France Bids Adieu to Plastic Cups, Plates and Cutlery

Published On November 11, 2016 | By Hannah Ellsbury | News

Beginning in 2020, a new law in France will ban plastic cutlery, cups and plates and make it the first country to make a change of this kind. It’s part of France’s Energy Transition for Green Growth Act, which also banned disposable plastic bags in the country and went into effect in March of this year.

The law requires that disposable tableware meets two parameters – it must be made from 50% biologically-sourced materials and it must be compostable at home.

France’s increased restrictions on plastic products are a result of the global climate agreement made in Paris in 2015, during which various nations met to slow the effects of climate change.

Fossil fuels are necessary in the production of plastic products, a process that contributes to climate change.
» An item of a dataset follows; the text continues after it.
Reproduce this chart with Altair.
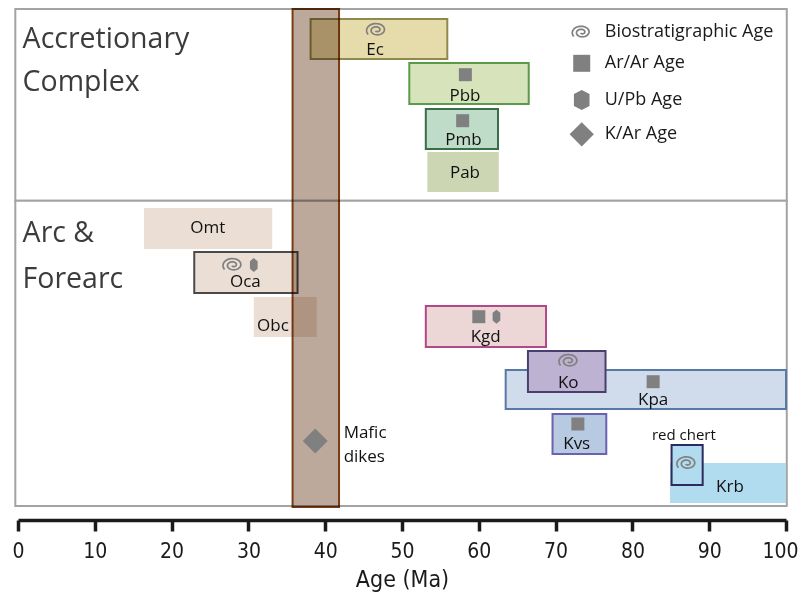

Single-use, disposable plastic products like bags, water bottles, cups and cutlery will not biodegrade and ultimately end up in landfills or polluting waterways and oceans – with an adverse effect on wildlife.

François Hollande, the president of France, believes the new law will make his country “… an exemplary nation in terms of reducing greenhouse gas emissions, diversifying its energy model and increasing the deployment of renewable energy sources.”

The ban has its protesters as well. Pack2Go Europe, a trade group of European packaging manufacturers, is pressuring the European Commission to initiate a legal battle against France on the basis that the ban violates EU law on the free movement of goods.